In the first place, the sell-off (even the terminology had gone down-market!) took place in the aftermath of deregulation, with the group still reeling from its effects. Even worse, the approach taken was to break up the group into its constituent parts and sell these individually. Quite apart from the effect on the group companies themselves, this approach also denied the general public the opportunity to get involved as shareholders. (Anyone who doubts whether the public would have been interested should remember the demand for Stagecoach shares when that company decided to float on the Stock Exchange.) Whatever the agenda was with privatisation of the Scottish Bus Group (and the National Bus Company south of the border), it certainly wasn't about the advance of popular capitalism.

But Central was never to make its return to the private sector. In the run-up to privatisation, it was decided that some of the SBG companies could not be sold in their current form.
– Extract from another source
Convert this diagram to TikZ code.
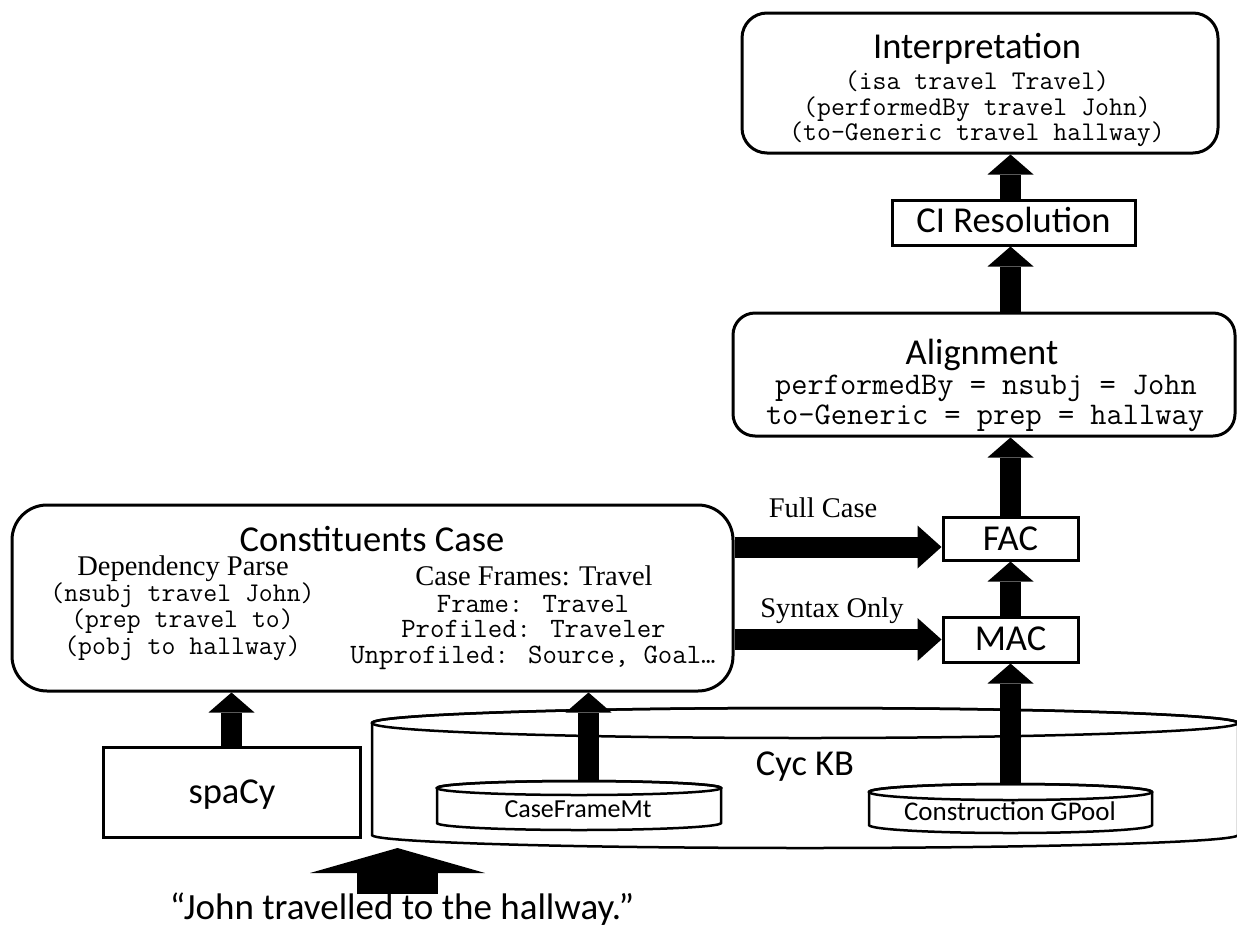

In particular, the Government made it known that Clydeside would be re-integrated into Western Scottish, while Central would be merged with Kelvin Scottish. News of the planned merger was deeply unpopular with staff at Central, where new flexible rostering agreements, already fully implemented at Kelvin, had not yet been put in place. A disastrous course of events ensued in early 1989, with the company's network paralysed for weeks on end by strike action. In the deregulated environment, of course, other companies simply moved in and cleaned up while Central's life-blood leaked away.

The dispute was finally resolved in the late Spring of 1989. In a desperate attempt to win back disaffected passengers, Central (already re-named Kelvin Central in preparation for the merger) boldly re-invented itself by creating new local identities. East Kilbride operations became EK Chieftain, both the name and the green-based colour scheme recalling the fleet of Laurie, Hamilton. Airdrie-based services became Monklands Bus, in a dark blue and grey livery inspired by the famous independent Baxter's of Airdrie, whose own identity had been kept alive for many years by Eastern Scottish. Core Lanarkshire services were marketed as Lanarkshire Bus, a more vibrant red and cream scheme superseding the traditional Central colours.

But this final, brief burst of innovation and colour could not prevent fate from taking its course. The direct successor of Central SMT, carrying with it the heritage of its illustrious forerunner, passed out of free-standing existence on 17 July 1989 on full enactment of the planned merger with Kelvin Scottish.

And so it really had come to this. Central - the Lanarkshire goldmine and financial powerhouse of the Scottish Bus Group - had finally and quietly bowed out as a separate force in the Scottish transport scene, battered, crippled and broken by internally- and externally-inflicted wounds. Things would never be the same again.